Given entries -
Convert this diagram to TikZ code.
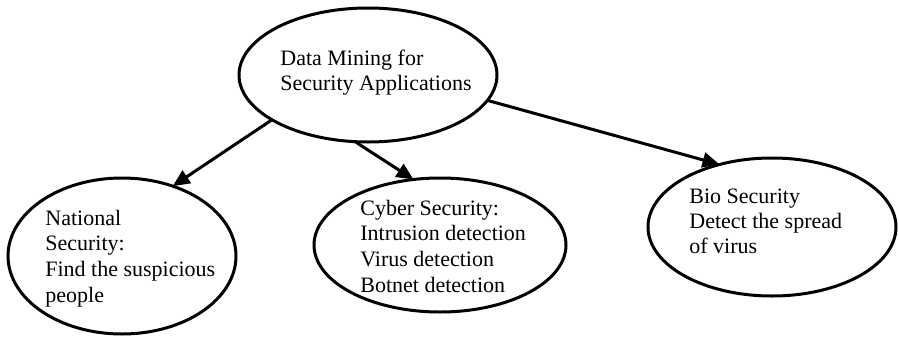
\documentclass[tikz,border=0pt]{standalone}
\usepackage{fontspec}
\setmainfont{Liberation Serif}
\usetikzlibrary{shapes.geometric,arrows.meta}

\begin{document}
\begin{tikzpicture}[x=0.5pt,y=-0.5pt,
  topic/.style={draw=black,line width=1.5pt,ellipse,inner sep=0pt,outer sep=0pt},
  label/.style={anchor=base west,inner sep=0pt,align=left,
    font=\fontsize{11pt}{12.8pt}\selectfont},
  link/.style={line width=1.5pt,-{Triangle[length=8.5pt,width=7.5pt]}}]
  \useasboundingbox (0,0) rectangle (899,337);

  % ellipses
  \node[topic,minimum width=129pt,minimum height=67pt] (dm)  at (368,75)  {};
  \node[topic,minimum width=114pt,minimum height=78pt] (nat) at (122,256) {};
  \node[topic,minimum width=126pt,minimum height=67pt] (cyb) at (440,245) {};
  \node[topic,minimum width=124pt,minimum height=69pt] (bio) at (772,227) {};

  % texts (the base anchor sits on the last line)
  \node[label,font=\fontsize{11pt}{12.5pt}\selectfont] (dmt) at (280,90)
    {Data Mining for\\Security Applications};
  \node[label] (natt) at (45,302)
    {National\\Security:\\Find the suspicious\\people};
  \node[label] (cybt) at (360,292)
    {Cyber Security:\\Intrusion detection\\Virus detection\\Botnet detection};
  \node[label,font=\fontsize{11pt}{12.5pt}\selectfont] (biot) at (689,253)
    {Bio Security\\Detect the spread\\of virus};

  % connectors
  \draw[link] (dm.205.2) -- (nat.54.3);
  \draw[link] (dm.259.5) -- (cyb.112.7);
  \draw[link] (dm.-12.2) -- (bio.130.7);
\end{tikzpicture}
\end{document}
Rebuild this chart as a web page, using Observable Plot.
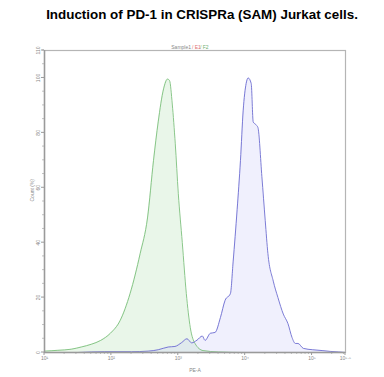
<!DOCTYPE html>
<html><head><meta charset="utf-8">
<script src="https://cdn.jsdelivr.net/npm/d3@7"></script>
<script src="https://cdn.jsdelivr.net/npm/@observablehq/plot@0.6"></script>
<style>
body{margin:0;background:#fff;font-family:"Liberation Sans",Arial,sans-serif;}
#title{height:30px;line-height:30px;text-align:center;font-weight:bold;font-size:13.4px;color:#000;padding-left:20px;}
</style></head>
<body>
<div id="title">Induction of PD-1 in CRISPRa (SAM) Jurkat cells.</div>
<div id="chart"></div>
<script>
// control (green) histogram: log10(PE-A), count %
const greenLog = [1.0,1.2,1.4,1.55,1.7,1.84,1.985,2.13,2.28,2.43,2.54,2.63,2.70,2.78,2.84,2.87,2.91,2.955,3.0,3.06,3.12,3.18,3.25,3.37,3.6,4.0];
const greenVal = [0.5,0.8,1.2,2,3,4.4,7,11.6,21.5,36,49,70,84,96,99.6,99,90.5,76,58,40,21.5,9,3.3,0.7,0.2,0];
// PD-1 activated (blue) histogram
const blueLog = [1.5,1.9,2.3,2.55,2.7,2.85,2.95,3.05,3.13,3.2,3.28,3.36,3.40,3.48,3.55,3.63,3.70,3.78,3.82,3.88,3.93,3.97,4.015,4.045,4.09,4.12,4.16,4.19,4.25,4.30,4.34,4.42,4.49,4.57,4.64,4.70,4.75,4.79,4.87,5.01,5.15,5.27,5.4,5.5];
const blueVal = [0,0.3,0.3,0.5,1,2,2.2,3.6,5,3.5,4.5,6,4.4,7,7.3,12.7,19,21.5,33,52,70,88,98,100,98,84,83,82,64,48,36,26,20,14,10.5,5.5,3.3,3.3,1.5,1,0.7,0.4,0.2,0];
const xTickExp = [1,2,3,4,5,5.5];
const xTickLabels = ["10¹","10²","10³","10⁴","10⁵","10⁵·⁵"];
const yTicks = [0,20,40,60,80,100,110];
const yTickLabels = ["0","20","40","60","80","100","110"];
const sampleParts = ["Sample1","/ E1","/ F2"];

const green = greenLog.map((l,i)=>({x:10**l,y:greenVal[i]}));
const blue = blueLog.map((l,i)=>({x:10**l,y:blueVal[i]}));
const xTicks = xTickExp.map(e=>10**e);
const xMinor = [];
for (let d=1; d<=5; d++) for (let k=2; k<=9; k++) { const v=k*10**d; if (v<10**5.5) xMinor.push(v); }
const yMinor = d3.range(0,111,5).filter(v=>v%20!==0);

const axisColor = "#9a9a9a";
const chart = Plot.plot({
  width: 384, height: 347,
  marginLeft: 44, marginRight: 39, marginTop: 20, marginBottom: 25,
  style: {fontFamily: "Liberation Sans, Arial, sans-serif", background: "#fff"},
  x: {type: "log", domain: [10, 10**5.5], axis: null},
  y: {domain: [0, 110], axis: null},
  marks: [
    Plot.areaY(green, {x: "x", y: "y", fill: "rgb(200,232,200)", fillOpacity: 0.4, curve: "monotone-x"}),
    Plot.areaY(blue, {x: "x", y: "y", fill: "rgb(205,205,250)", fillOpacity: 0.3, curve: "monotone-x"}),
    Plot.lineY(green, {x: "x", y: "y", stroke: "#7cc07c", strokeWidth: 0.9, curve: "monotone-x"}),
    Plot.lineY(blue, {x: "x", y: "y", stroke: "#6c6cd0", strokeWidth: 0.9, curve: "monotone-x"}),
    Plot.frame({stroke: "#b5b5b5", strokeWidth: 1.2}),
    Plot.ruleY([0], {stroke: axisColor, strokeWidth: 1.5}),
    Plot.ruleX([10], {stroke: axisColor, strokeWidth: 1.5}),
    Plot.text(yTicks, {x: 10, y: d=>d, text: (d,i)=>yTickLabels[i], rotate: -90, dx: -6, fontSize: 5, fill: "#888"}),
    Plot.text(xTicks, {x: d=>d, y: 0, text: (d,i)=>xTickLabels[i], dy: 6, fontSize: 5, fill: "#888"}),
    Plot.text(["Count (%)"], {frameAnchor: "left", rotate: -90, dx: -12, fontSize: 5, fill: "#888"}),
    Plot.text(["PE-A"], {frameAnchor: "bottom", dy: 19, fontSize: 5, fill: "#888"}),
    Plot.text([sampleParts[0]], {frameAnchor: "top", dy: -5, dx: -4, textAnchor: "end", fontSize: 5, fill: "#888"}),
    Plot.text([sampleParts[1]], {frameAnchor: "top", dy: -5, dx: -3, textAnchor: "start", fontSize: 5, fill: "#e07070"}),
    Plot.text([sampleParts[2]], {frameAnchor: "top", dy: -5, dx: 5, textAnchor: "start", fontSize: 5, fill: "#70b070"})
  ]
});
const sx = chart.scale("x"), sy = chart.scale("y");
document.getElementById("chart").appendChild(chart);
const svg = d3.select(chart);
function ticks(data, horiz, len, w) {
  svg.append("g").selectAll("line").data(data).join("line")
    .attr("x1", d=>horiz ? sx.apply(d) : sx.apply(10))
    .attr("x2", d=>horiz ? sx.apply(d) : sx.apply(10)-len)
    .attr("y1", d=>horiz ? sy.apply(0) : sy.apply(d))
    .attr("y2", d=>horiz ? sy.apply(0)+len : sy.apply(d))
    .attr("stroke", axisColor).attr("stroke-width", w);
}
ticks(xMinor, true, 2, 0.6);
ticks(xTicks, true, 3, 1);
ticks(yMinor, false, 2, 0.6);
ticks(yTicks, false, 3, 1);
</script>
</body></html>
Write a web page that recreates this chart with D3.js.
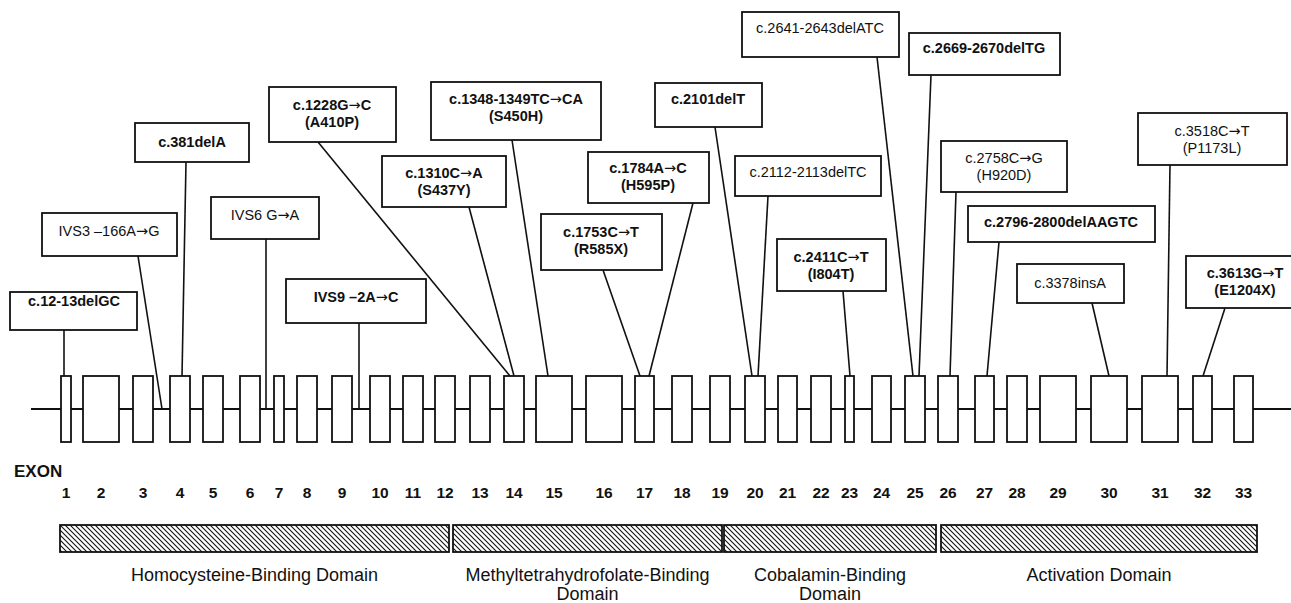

Problem description -
Restate the data above word for word. Do not include the images.

Answer to the exercise -
Convert this diagram to TikZ code.
\documentclass[tikz,border=0pt]{standalone}
\usepackage{fontspec}
\setmainfont{Liberation Serif}
\usetikzlibrary{shapes.geometric,arrows.meta}

\begin{document}
\begin{tikzpicture}[x=0.5pt,y=-0.5pt,
  topic/.style={draw=black,line width=1.5pt,ellipse,inner sep=0pt,outer sep=0pt},
  label/.style={anchor=base west,inner sep=0pt,align=left,
    font=\fontsize{11pt}{12.8pt}\selectfont},
  link/.style={line width=1.5pt,-{Triangle[length=8.5pt,width=7.5pt]}}]
  \useasboundingbox (0,0) rectangle (899,337);

  % ellipses
  \node[topic,minimum width=129pt,minimum height=67pt] (dm)  at (368,75)  {};
  \node[topic,minimum width=114pt,minimum height=78pt] (nat) at (122,256) {};
  \node[topic,minimum width=126pt,minimum height=67pt] (cyb) at (440,245) {};
  \node[topic,minimum width=124pt,minimum height=69pt] (bio) at (772,227) {};

  % texts (the base anchor sits on the last line)
  \node[label,font=\fontsize{11pt}{12.5pt}\selectfont] (dmt) at (280,90)
    {Data Mining for\\Security Applications};
  \node[label] (natt) at (45,302)
    {National\\Security:\\Find the suspicious\\people};
  \node[label] (cybt) at (360,292)
    {Cyber Security:\\Intrusion detection\\Virus detection\\Botnet detection};
  \node[label,font=\fontsize{11pt}{12.5pt}\selectfont] (biot) at (689,253)
    {Bio Security\\Detect the spread\\of virus};

  % connectors
  \draw[link] (dm.205.2) -- (nat.54.3);
  \draw[link] (dm.259.5) -- (cyb.112.7);
  \draw[link] (dm.-12.2) -- (bio.130.7);
\end{tikzpicture}
\end{document}
Rebuild this chart as a web page, using Observable Plot.
<!DOCTYPE html>
<html><head><meta charset="utf-8">
<script src="https://cdn.jsdelivr.net/npm/d3@7"></script>
<script src="https://cdn.jsdelivr.net/npm/@observablehq/plot@0.6"></script>
<style>
body{margin:0;background:#fff;font-family:"Liberation Sans",Arial,sans-serif;}
#title{height:30px;line-height:30px;text-align:center;font-weight:bold;font-size:13.4px;color:#000;padding-left:20px;}
</style></head>
<body>
<div id="title">Induction of PD-1 in CRISPRa (SAM) Jurkat cells.</div>
<div id="chart"></div>
<script>
// control (green) histogram: log10(PE-A), count %
const greenLog = [1.0,1.2,1.4,1.55,1.7,1.84,1.985,2.13,2.28,2.43,2.54,2.63,2.70,2.78,2.84,2.87,2.91,2.955,3.0,3.06,3.12,3.18,3.25,3.37,3.6,4.0];
const greenVal = [0.5,0.8,1.2,2,3,4.4,7,11.6,21.5,36,49,70,84,96,99.6,99,90.5,76,58,40,21.5,9,3.3,0.7,0.2,0];
// PD-1 activated (blue) histogram
const blueLog = [1.5,1.9,2.3,2.55,2.7,2.85,2.95,3.05,3.13,3.2,3.28,3.36,3.40,3.48,3.55,3.63,3.70,3.78,3.82,3.88,3.93,3.97,4.015,4.045,4.09,4.12,4.16,4.19,4.25,4.30,4.34,4.42,4.49,4.57,4.64,4.70,4.75,4.79,4.87,5.01,5.15,5.27,5.4,5.5];
const blueVal = [0,0.3,0.3,0.5,1,2,2.2,3.6,5,3.5,4.5,6,4.4,7,7.3,12.7,19,21.5,33,52,70,88,98,100,98,84,83,82,64,48,36,26,20,14,10.5,5.5,3.3,3.3,1.5,1,0.7,0.4,0.2,0];
const xTickExp = [1,2,3,4,5,5.5];
const xTickLabels = ["10¹","10²","10³","10⁴","10⁵","10⁵·⁵"];
const yTicks = [0,20,40,60,80,100,110];
const yTickLabels = ["0","20","40","60","80","100","110"];
const sampleParts = ["Sample1","/ E1","/ F2"];

const green = greenLog.map((l,i)=>({x:10**l,y:greenVal[i]}));
const blue = blueLog.map((l,i)=>({x:10**l,y:blueVal[i]}));
const xTicks = xTickExp.map(e=>10**e);
const xMinor = [];
for (let d=1; d<=5; d++) for (let k=2; k<=9; k++) { const v=k*10**d; if (v<10**5.5) xMinor.push(v); }
const yMinor = d3.range(0,111,5).filter(v=>v%20!==0);

const axisColor = "#9a9a9a";
const chart = Plot.plot({
  width: 384, height: 347,
  marginLeft: 44, marginRight: 39, marginTop: 20, marginBottom: 25,
  style: {fontFamily: "Liberation Sans, Arial, sans-serif", background: "#fff"},
  x: {type: "log", domain: [10, 10**5.5], axis: null},
  y: {domain: [0, 110], axis: null},
  marks: [
    Plot.areaY(green, {x: "x", y: "y", fill: "rgb(200,232,200)", fillOpacity: 0.4, curve: "monotone-x"}),
    Plot.areaY(blue, {x: "x", y: "y", fill: "rgb(205,205,250)", fillOpacity: 0.3, curve: "monotone-x"}),
    Plot.lineY(green, {x: "x", y: "y", stroke: "#7cc07c", strokeWidth: 0.9, curve: "monotone-x"}),
    Plot.lineY(blue, {x: "x", y: "y", stroke: "#6c6cd0", strokeWidth: 0.9, curve: "monotone-x"}),
    Plot.frame({stroke: "#b5b5b5", strokeWidth: 1.2}),
    Plot.ruleY([0], {stroke: axisColor, strokeWidth: 1.5}),
    Plot.ruleX([10], {stroke: axisColor, strokeWidth: 1.5}),
    Plot.text(yTicks, {x: 10, y: d=>d, text: (d,i)=>yTickLabels[i], rotate: -90, dx: -6, fontSize: 5, fill: "#888"}),
    Plot.text(xTicks, {x: d=>d, y: 0, text: (d,i)=>xTickLabels[i], dy: 6, fontSize: 5, fill: "#888"}),
    Plot.text(["Count (%)"], {frameAnchor: "left", rotate: -90, dx: -12, fontSize: 5, fill: "#888"}),
    Plot.text(["PE-A"], {frameAnchor: "bottom", dy: 19, fontSize: 5, fill: "#888"}),
    Plot.text([sampleParts[0]], {frameAnchor: "top", dy: -5, dx: -4, textAnchor: "end", fontSize: 5, fill: "#888"}),
    Plot.text([sampleParts[1]], {frameAnchor: "top", dy: -5, dx: -3, textAnchor: "start", fontSize: 5, fill: "#e07070"}),
    Plot.text([sampleParts[2]], {frameAnchor: "top", dy: -5, dx: 5, textAnchor: "start", fontSize: 5, fill: "#70b070"})
  ]
});
const sx = chart.scale("x"), sy = chart.scale("y");
document.getElementById("chart").appendChild(chart);
const svg = d3.select(chart);
function ticks(data, horiz, len, w) {
  svg.append("g").selectAll("line").data(data).join("line")
    .attr("x1", d=>horiz ? sx.apply(d) : sx.apply(10))
    .attr("x2", d=>horiz ? sx.apply(d) : sx.apply(10)-len)
    .attr("y1", d=>horiz ? sy.apply(0) : sy.apply(d))
    .attr("y2", d=>horiz ? sy.apply(0)+len : sy.apply(d))
    .attr("stroke", axisColor).attr("stroke-width", w);
}
ticks(xMinor, true, 2, 0.6);
ticks(xTicks, true, 3, 1);
ticks(yMinor, false, 2, 0.6);
ticks(yTicks, false, 3, 1);
</script>
</body></html>
Write a web page that recreates this chart with D3.js.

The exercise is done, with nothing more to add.